----- Raw records -----

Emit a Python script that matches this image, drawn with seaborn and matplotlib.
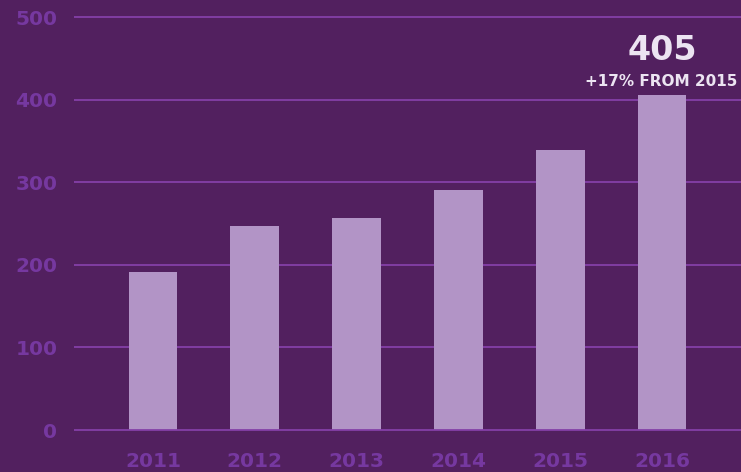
import seaborn as sns
import pandas as pd
import matplotlib.pyplot as plt

# data
years = ["2011", "2012", "2013", "2014", "2015", "2016"]
values = [191, 247, 257, 290, 339, 405]
y_ticks = [0, 100, 200, 300, 400, 500]
headline = "405"
subline = "+17% FROM 2015"

bg = "#52205F"
bar_color = "#B294C6"
grid_color = "#8440A8"
label_color = "#7638A0"
text_color = "#ECE4F2"

df = pd.DataFrame({"year": years, "value": values})

sns.set_style("white")
plt.rcParams['font.family'] = ['DejaVu Sans']

fig = plt.figure(figsize=(7.41, 4.72), dpi=100)
fig.patch.set_facecolor(bg)
ax = fig.add_axes([74 / 741, 1 - 434 / 472, 1 - 74 / 741, 434 / 472])
ax.set_facecolor(bg)

for t in y_ticks[1:]:
    ax.axhline(t, color=grid_color, lw=1.3, zorder=0)

sns.barplot(data=df, x="year", y="value", color=bar_color, width=0.48,
            saturation=1, linewidth=0, ax=ax, zorder=2)
ax.axhline(0, color=grid_color, lw=1.3, zorder=3)

ax.set_xlim(-0.776, 5.776)
ax.set_ylim(-4.8, 520.6)
ax.set_yticks(y_ticks)
ax.set_yticklabels([str(t) for t in y_ticks])
ax.set_xlabel("")
ax.set_ylabel("")
for s in ax.spines.values():
    s.set_visible(False)
ax.tick_params(axis="y", length=0, pad=12, labelsize=14.5, labelcolor=label_color)
ax.tick_params(axis="x", length=0, pad=13, labelsize=14.5, labelcolor=label_color)
for lbl in ax.get_xticklabels() + ax.get_yticklabels():
    lbl.set_fontweight("bold")

# callout above last bar
last = len(values) - 1
ax.text(last, values[last] + 55, headline, ha="center", va="center",
        fontsize=24, fontweight="bold", color=text_color)
ax.text(last - 0.01, values[last] + 17, subline, ha="center", va="center",
        fontsize=11, fontweight="bold", color=text_color)

fig.savefig("out.png", dpi=100, facecolor=bg)
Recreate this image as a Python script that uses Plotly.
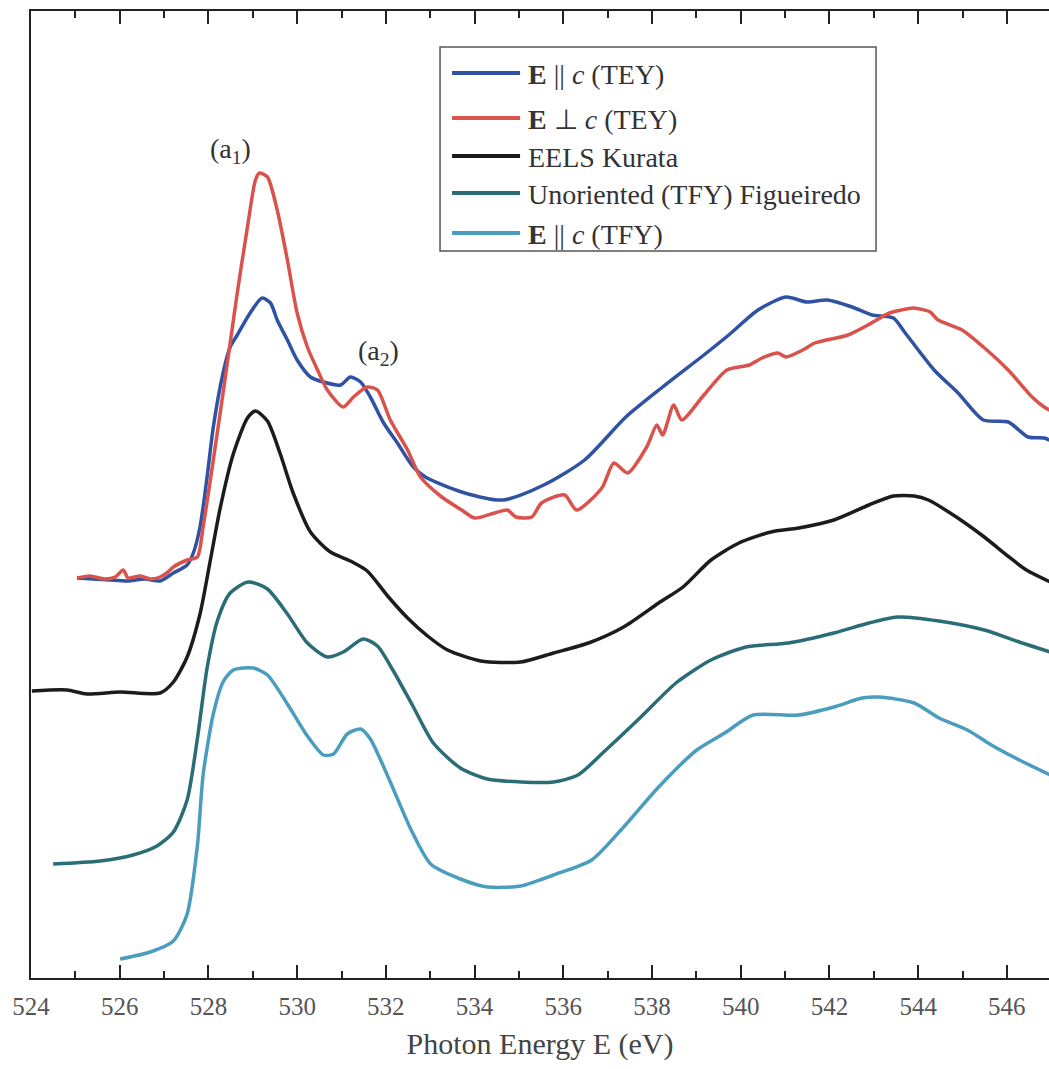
import plotly.graph_objects as go

# ---------------- data ----------------
e_par_tey = [525.04, 525.40, 525.78, 526.17, 526.57, 526.91, 527.21, 527.52, 527.66, 527.81,
             527.97, 528.11, 528.33, 528.49, 528.65, 528.94, 529.21, 529.40, 529.55, 529.78,
             530.00, 530.30, 530.59, 530.98, 531.20, 531.43, 531.65, 531.95, 532.26, 532.62,
             532.89, 533.71, 534.63, 535.56, 536.48, 537.41, 538.24, 539.17, 539.73, 540.39,
             541.02, 541.49, 541.95, 542.51, 542.96, 543.44, 543.71, 544.36, 544.90, 545.47,
             546.03, 546.48, 546.84, 547.05]
i_par_tey = [4.00, 3.99, 3.98, 3.97, 3.99, 3.97, 4.05, 4.13, 4.25, 4.51,
             5.01, 5.51, 6.05, 6.31, 6.43, 6.65, 6.80, 6.75, 6.58, 6.38,
             6.18, 6.01, 5.96, 5.93, 6.01, 5.96, 5.81, 5.55, 5.35, 5.11,
             5.01, 4.86, 4.78, 4.93, 5.18, 5.61, 5.91, 6.23, 6.43, 6.68,
             6.81, 6.76, 6.78, 6.71, 6.63, 6.60, 6.45, 6.08, 5.85, 5.58,
             5.56, 5.41, 5.40, 5.36]

e_perp_tey = [525.04, 525.33, 525.67, 525.90, 526.08, 526.19, 526.46, 526.69, 526.91, 527.09,
              527.21, 527.52, 527.75, 527.88, 528.11, 528.33, 528.49, 528.65, 528.88, 529.06,
              529.15, 529.33, 529.55, 529.78, 530.00, 530.23, 530.46, 530.68, 531.04, 531.27,
              531.58, 531.81, 532.10, 532.49, 532.78, 533.26, 533.71, 534.00, 534.45, 534.74,
              534.93, 535.29, 535.51, 536.03, 536.30, 536.87, 537.14, 537.45, 537.88, 538.11,
              538.24, 538.49, 538.67, 539.17, 539.69, 540.19, 540.48, 540.84, 541.02, 541.40,
              541.67, 542.42, 542.87, 543.35, 543.62, 543.89, 544.27, 544.45, 544.99, 545.47,
              546.03, 546.57, 546.84, 547.05]
i_perp_tey = [4.00, 4.02, 3.99, 4.01, 4.08, 4.00, 4.02, 3.99, 4.01, 4.06,
              4.11, 4.18, 4.21, 4.51, 5.18, 5.85, 6.35, 6.85, 7.51, 7.98,
              8.05, 8.01, 7.68, 7.18, 6.65, 6.31, 6.08, 5.88, 5.71, 5.81,
              5.91, 5.88, 5.58, 5.28, 5.01, 4.81, 4.68, 4.60, 4.65, 4.68,
              4.61, 4.61, 4.75, 4.83, 4.68, 4.90, 5.15, 5.05, 5.31, 5.53,
              5.43, 5.73, 5.58, 5.83, 6.08, 6.13, 6.20, 6.25, 6.21, 6.28,
              6.35, 6.43, 6.53, 6.65, 6.68, 6.70, 6.66, 6.58, 6.48, 6.31,
              6.08, 5.81, 5.71, 5.66]

e_eels = [524.02, 524.81, 525.26, 526.01, 526.91, 527.21, 527.52, 527.81, 528.04, 528.27,
          528.56, 528.88, 529.06, 529.33, 529.62, 529.91, 530.30, 530.75, 531.20, 531.58,
          532.04, 532.49, 532.94, 533.39, 534.14, 535.04, 535.78, 536.57, 537.36, 538.15,
          538.70, 539.33, 539.96, 540.68, 541.31, 542.10, 542.89, 543.44, 543.91, 544.23,
          544.86, 545.49, 546.05, 546.44, 546.98]
i_eels = [2.87, 2.88, 2.84, 2.86, 2.85, 2.96, 3.21, 3.64, 4.17, 4.71,
          5.24, 5.60, 5.67, 5.57, 5.24, 4.85, 4.46, 4.26, 4.17, 4.07,
          3.82, 3.60, 3.42, 3.28, 3.17, 3.16, 3.25, 3.35, 3.51, 3.75,
          3.91, 4.18, 4.35, 4.46, 4.50, 4.58, 4.73, 4.82, 4.82, 4.78,
          4.61, 4.41, 4.21, 4.08, 3.96]

e_unor_tfy = [524.50, 525.56, 526.30, 526.84, 527.21, 527.52, 527.75, 527.97, 528.20, 528.49,
              528.90, 529.33, 529.78, 530.23, 530.68, 531.04, 531.49, 531.81, 532.17, 532.62,
              533.07, 533.68, 534.29, 535.04, 535.78, 536.33, 536.96, 537.75, 538.54, 539.33,
              540.12, 541.07, 542.10, 542.89, 543.53, 544.47, 545.49, 546.28, 546.98]
i_unor_tfy = [1.14, 1.17, 1.23, 1.32, 1.46, 1.78, 2.39, 3.10, 3.57, 3.85,
              3.96, 3.89, 3.64, 3.35, 3.21, 3.26, 3.39, 3.32, 3.07, 2.71,
              2.35, 2.10, 1.99, 1.96, 1.96, 2.03, 2.28, 2.61, 2.95, 3.18,
              3.31, 3.35, 3.45, 3.55, 3.61, 3.57, 3.48, 3.36, 3.26]

e_par_tfy = [526.01, 526.69, 527.21, 527.52, 527.75, 527.88, 528.11, 528.33, 528.56, 529.01,
             529.33, 529.78, 530.23, 530.59, 530.82, 531.13, 531.43, 531.65, 532.10, 532.56,
             533.01, 533.68, 534.29, 535.04, 535.78, 536.64, 537.36, 538.15, 539.01, 539.64,
             540.28, 541.31, 542.10, 542.74, 543.12, 543.91, 544.47, 545.11, 545.65, 546.28,
             546.98]
i_par_tfy = [0.19, 0.26, 0.37, 0.64, 1.32, 2.03, 2.64, 2.96, 3.08, 3.10,
             3.03, 2.74, 2.42, 2.23, 2.24, 2.44, 2.49, 2.39, 1.96, 1.49,
             1.14, 0.99, 0.91, 0.92, 1.03, 1.18, 1.51, 1.91, 2.28, 2.45,
             2.63, 2.63, 2.71, 2.80, 2.81, 2.75, 2.60, 2.48, 2.33, 2.18,
             2.03]

series_names = ["<b>E</b> || <i>c</i> (TEY)", "<b>E</b> \u22a5 <i>c</i> (TEY)", "EELS Kurata",
                "Unoriented (TFY) Figueiredo", "<b>E</b> || <i>c</i> (TFY)"]
series_colors = ["#2f52a3", "#d9534c", "#1c1c1c", "#2b6d76", "#4a9dbf"]
x_major_ticks = [524, 526, 528, 530, 532, 534, 536, 538, 540, 542, 544, 546]
peak_labels = ["(a<sub>1</sub>)", "(a<sub>2</sub>)"]
peak_label_x = [528.50, 531.84]
peak_label_y = [8.28, 6.26]

xs = [e_par_tey, e_perp_tey, e_eels, e_unor_tfy, e_par_tfy]
ys = [i_par_tey, i_perp_tey, i_eels, i_unor_tfy, i_par_tfy]

FONT = "Liberation Serif, Times New Roman, serif"
X_RANGE = [524, 546.95]

fig = go.Figure()
for x, y, name, col in zip(xs, ys, series_names, series_colors):
    fig.add_trace(go.Scatter(x=x, y=y, mode="lines", name=name,
                             line=dict(color=col, width=3.5, shape="spline", smoothing=0.7),
                             showlegend=False))

# peak labels
for t, px, py in zip(peak_labels, peak_label_x, peak_label_y):
    fig.add_annotation(x=px, y=py, xref="x", yref="y", text=t, showarrow=False,
                       font=dict(family=FONT, size=28, color="#333"))

# manual legend (long line samples as in the original)
box = dict(x0=0.4018, x1=0.8301, y0=0.7518, y1=0.9628)
fig.add_shape(type="rect", xref="paper", yref="paper", **box,
              line=dict(color="#555", width=1.5), fillcolor="rgba(255,255,255,0)")
row_y = [0.9359, 0.8893, 0.8501, 0.8118, 0.7704]
for name, col, ry in zip(series_names, series_colors, row_y):
    fig.add_shape(type="line", xref="paper", yref="paper", x0=0.4136, x1=0.4804,
                  y0=ry, y1=ry, line=dict(color=col, width=4))
    fig.add_annotation(x=0.4862, y=ry - 0.002, xref="paper", yref="paper", text=name,
                       showarrow=False, xanchor="left", yanchor="middle",
                       font=dict(family=FONT, size=28, color="#333"))

fig.update_layout(
    width=1049, height=1069,
    margin=dict(l=31, r=0, t=11, b=91),
    paper_bgcolor="white", plot_bgcolor="white",
    font=dict(family=FONT, color="#444"),
    xaxis=dict(range=X_RANGE, tickmode="linear", tick0=x_major_ticks[0], dtick=2,
               ticks="inside", ticklen=13, tickwidth=2, tickcolor="#222",
               minor=dict(dtick=1, ticks="inside", ticklen=7, tickwidth=2, tickcolor="#222",
                          showgrid=False),
               showline=True, linewidth=2, linecolor="#222", mirror="allticks",
               showgrid=False, zeroline=False,
               tickfont=dict(family=FONT, size=25, color="#555"),
               ticklabelstandoff=5,
               title=dict(text="Photon Energy E (eV)", font=dict(family=FONT, size=30, color="#444"),
                          standoff=14)),
    yaxis=dict(range=[0, 9.67], showticklabels=False, ticks="", showline=True,
               linewidth=2, linecolor="#222", showgrid=False, zeroline=False),
)

fig.write_html("out.html")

-----

→ What is expected: Give the number of lines that carry the word "seaborn", with nothing added.

→ Answer for the task: 2